Timothy V. Duncan, United States Food and Drug Administration (FDA), Bedford Park, IL, USA, and colleagues have investigated how the complex ingredients in sugary foods and beverages influence the formation of nanoparticles, both when directly exposed to dissolved silver and when they are stored inside silver-doped packaging. The team added Ag+ to liquid foods and beverages, including naturally and artificially sweetened solutions, soda, milk, juices, yogurt, and a starch-based slurry. The mixtures were incubated at 40 °C for 10 days, simulating long-term storage in a packaging material.

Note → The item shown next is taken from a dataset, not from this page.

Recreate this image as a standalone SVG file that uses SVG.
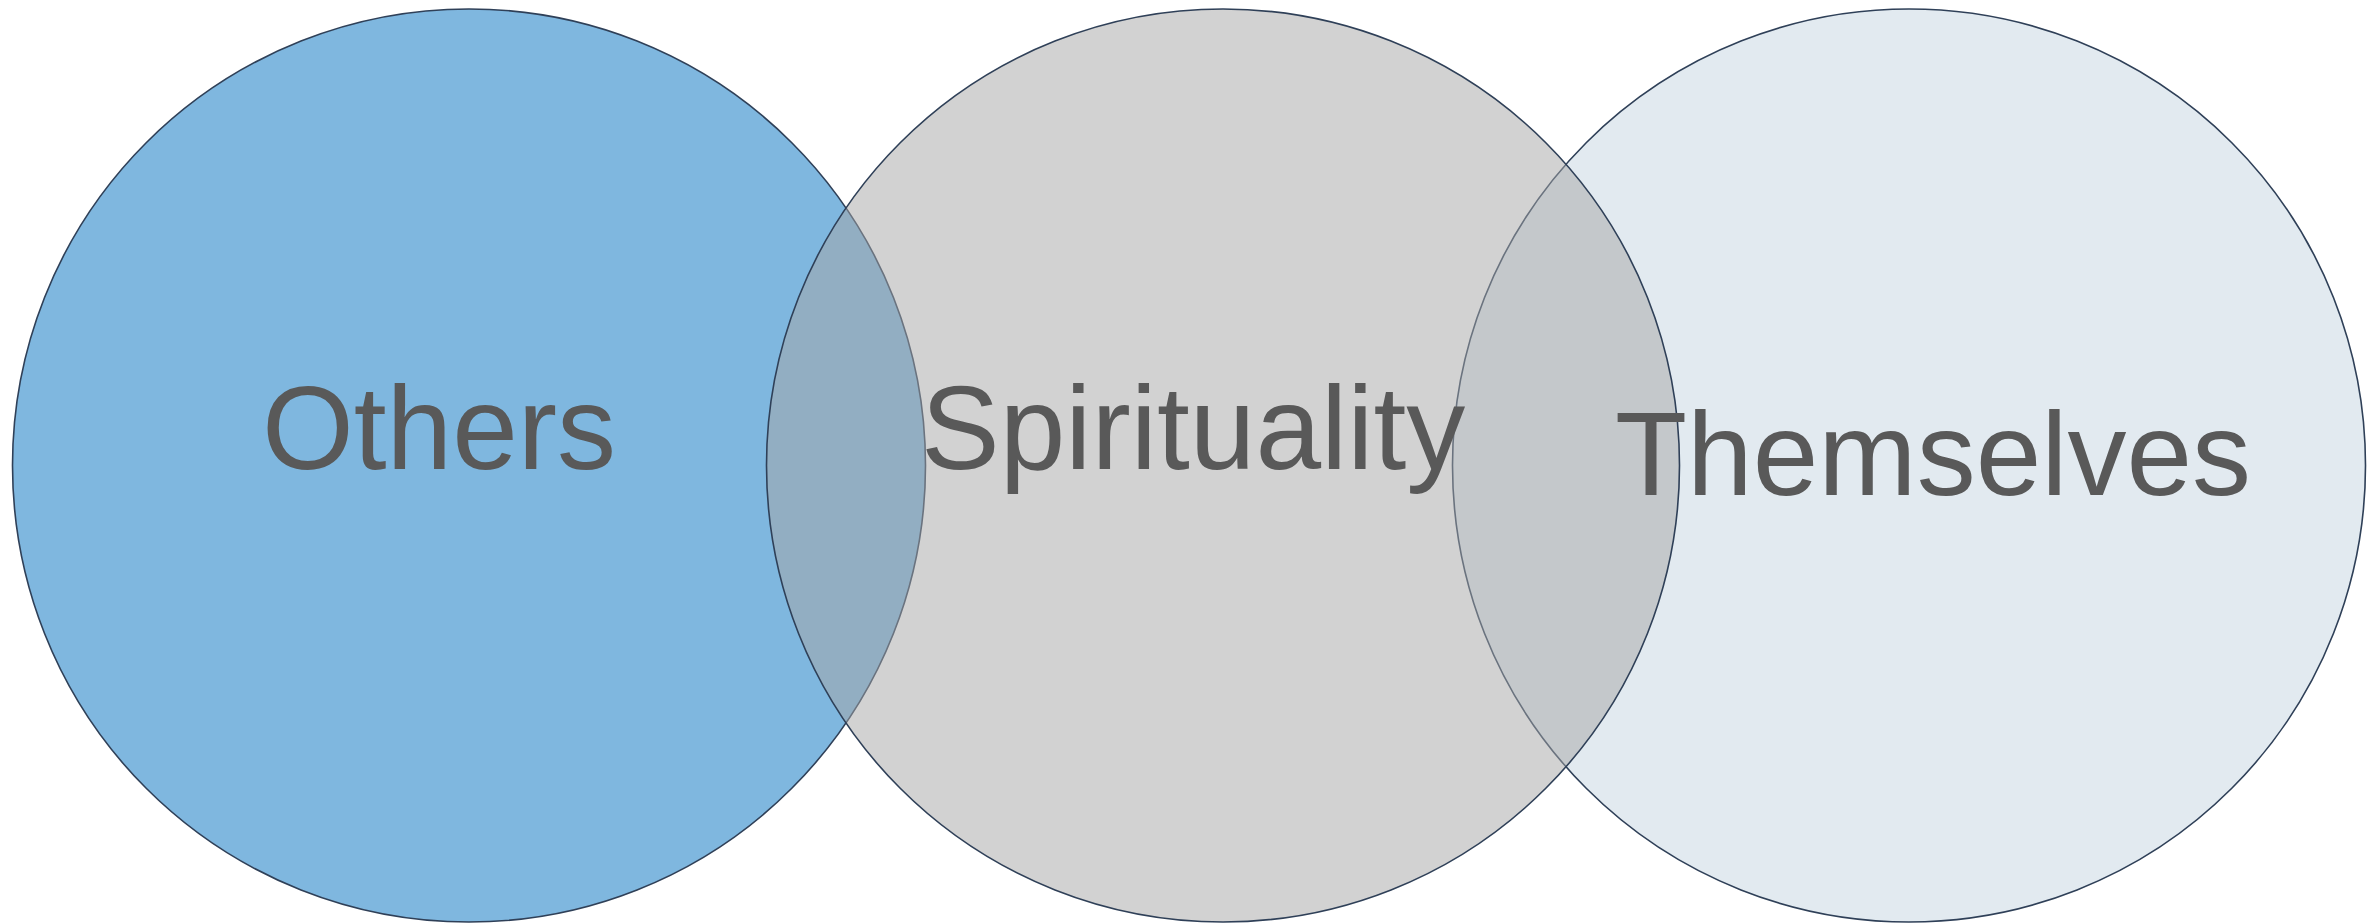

The team detected the formation of nanostructures at silver concentrations similar to those expected from polymer contact leaching. Sugary liquids with starches, citrates, and fats formed the most NPs. In another experiment, the researchers stored water, a sugar solution, or a soft drink in a silver-NP-containing polyethylene polymer at 40 °C for 15 days. There was an initial release of dissolved silver from the polymer surface, but only the sugary solutions led to further leaching and the creation of nanoparticles.

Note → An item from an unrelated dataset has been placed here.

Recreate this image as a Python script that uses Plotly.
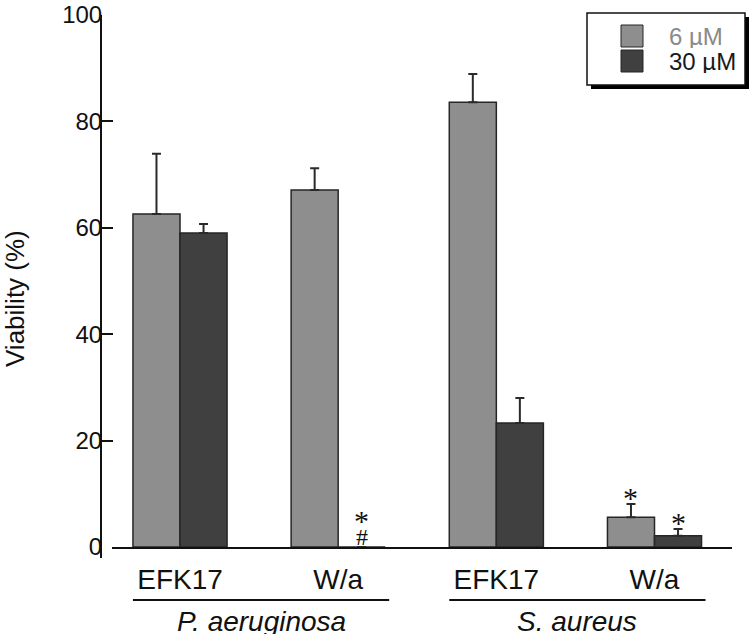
import plotly.graph_objects as go

# ---- data ----
groups = ["EFK17", "W/a", "EFK17", "W/a"]
species = ["P. aeruginosa", "S. aureus"]
species_span = [(0, 1), (2, 3)]
series_names = ["6 µM", "30 µM"]
v6 = [62.6, 67.1, 83.6, 5.6]
e6 = [11.3, 4.1, 5.3, 2.5]
v30 = [59.0, 0.0, 23.3, 2.1]
e30 = [1.7, 0.0, 4.7, 1.3]
# significance marks: (group index, series index, text)
marks = [(1, 1, "*"), (1, 1, "#"), (3, 0, "*"), (3, 1, "*")]
y_ticks = [0, 20, 40, 60, 80, 100]

# ---- style ----
FONT = "Liberation Sans, Arial, Helvetica, sans-serif"
SERIF = "Liberation Serif, Times New Roman, serif"
C6 = "#8e8e8e"
C30 = "#404040"
EDGE = "#262626"
BARGAP = 0.405

x = list(range(len(groups)))

fig = go.Figure()
for vals, errs, name, col in [(v6, e6, series_names[0], C6), (v30, e30, series_names[1], C30)]:
    fig.add_trace(go.Bar(
        x=x, y=vals, name=name, showlegend=False,
        marker=dict(color=col, line=dict(color=EDGE, width=1.5)),
        error_y=dict(type="data", array=errs, arrayminus=[0] * len(errs), symmetric=False,
                     color="#2a2a2a", thickness=2, width=4.5),
    ))

half = (1 - BARGAP) / 4  # half of one bar width in x units
tops = [[v + e for v, e in zip(v6, e6)], [v + e for v, e in zip(v30, e30)]]
annotations = []
for gi, si, txt in marks:
    xpos = gi + (-half if si == 0 else half)
    top = tops[si][gi]
    if txt == "#":
        yshift, size = -5, 24
    elif top == 0:
        yshift, size = 8, 30
    else:
        yshift, size = -12, 30
    annotations.append(dict(x=xpos, y=top, xref="x", yref="y", text=txt, showarrow=False,
                            yanchor="bottom", yshift=yshift,
                            font=dict(family=SERIF, size=size, color="#111")))

# species labels and underlines
shapes = []
for (a, b), sp in zip(species_span, species):
    x0 = a - 2 * half
    x1 = b + 2 * half + 0.025
    shapes.append(dict(type="line", xref="x", yref="paper", x0=x0, x1=x1,
                       y0=-53 / 532, y1=-53 / 532, line=dict(color="#111", width=2)))
    annotations.append(dict(x=(x0 + x1) / 2, y=-74 / 532, xref="x", yref="paper", text="<i>%s</i>" % sp,
                            showarrow=False, xanchor="center", yanchor="middle", height=26,
                            font=dict(family=FONT, size=28, color="#111")))

# y-axis line extension below zero
shapes.append(dict(type="line", xref="paper", yref="paper", x0=0, x1=0, y0=0, y1=-11 / 532,
                   line=dict(color="#111", width=2)))

# y-axis title
annotations.append(dict(x=-86 / 631, y=(547 - 298) / 532, xref="paper", yref="paper",
                        text="Viability (%)", textangle=-90, showarrow=False,
                        xanchor="center", yanchor="middle",
                        font=dict(family=FONT, size=26, color="#111")))

# legend (manual, with drop shadow); px/py convert pixels to paper units
def px(xp):
    return (xp - 101) / 631

def py(yp):
    return (547 - yp) / 532

shapes.append(dict(type="rect", xref="paper", yref="paper", x0=px(591), x1=px(749), y0=py(17), y1=py(89),
                   fillcolor="#000", line=dict(width=0)))
shapes.append(dict(type="rect", xref="paper", yref="paper", x0=px(587), x1=px(745), y0=py(13), y1=py(85),
                   fillcolor="#fff", line=dict(color="#111", width=1.5)))
for i, (name, col, tcol) in enumerate([(series_names[0], C6, "#8a8a8a"), (series_names[1], C30, "#1a1a1a")]):
    yc = 36 + 25 * i
    shapes.append(dict(type="rect", xref="paper", yref="paper", x0=px(621), x1=px(643),
                       y0=py(yc - 11), y1=py(yc + 11), fillcolor=col, line=dict(color=EDGE, width=1)))
    annotations.append(dict(x=px(667), y=py(yc), xref="paper", yref="paper", text=name, showarrow=False,
                            xanchor="left", yanchor="middle", height=24,
                            font=dict(family=FONT, size=24, color=tcol)))

fig.update_layout(
    width=750, height=635, autosize=False,
    margin=dict(l=101, r=18, t=15, b=88, pad=0),
    paper_bgcolor="white", plot_bgcolor="white",
    barmode="group", bargap=BARGAP, bargroupgap=0,
    font=dict(family=FONT, color="#111"),
    shapes=shapes, annotations=annotations,
    xaxis=dict(domain=[11 / 631, 1], range=[-0.43, 3.49], tickmode="array", tickvals=x, ticktext=groups,
               showline=True, linecolor="#111", linewidth=2, ticks="", showgrid=False, zeroline=False,
               automargin=False,
               tickfont=dict(family=FONT, size=28, color="#111"), ticklabelstandoff=6),
    yaxis=dict(range=[0, 100], anchor="free", position=0, tickvals=y_ticks,
               showline=True, linecolor="#111", linewidth=2, ticks="inside", ticklen=11, tickwidth=2,
               tickcolor="#111", showgrid=False, zeroline=False, automargin=False,
               ticklabelstandoff=-7, ticklabeloverflow="allow",
               tickfont=dict(family=FONT, size=24, color="#111")),
)

# remove the page's default body margin so the figure fills the window exactly
fig.write_html("out.html", config={"displayModeBar": False},
               post_script="document.body.style.margin = '0';")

The researchers conclude that dietary exposure to silver NPs would be possible from sweetened foods and beverages packaged in antimicrobial materials under the conditions typical for long-term storage.
- Food and Beverage Ingredients Induce the Formation of Silver Nanoparticles in Products Stored within Nanotechnology-Enabled Packaging,
Tianxi Yang, Teena Paulose, Benjamin W. Redan, James C. Mabon, Timothy V. Duncan,
ACS Appl. Mater. Interfaces 2021.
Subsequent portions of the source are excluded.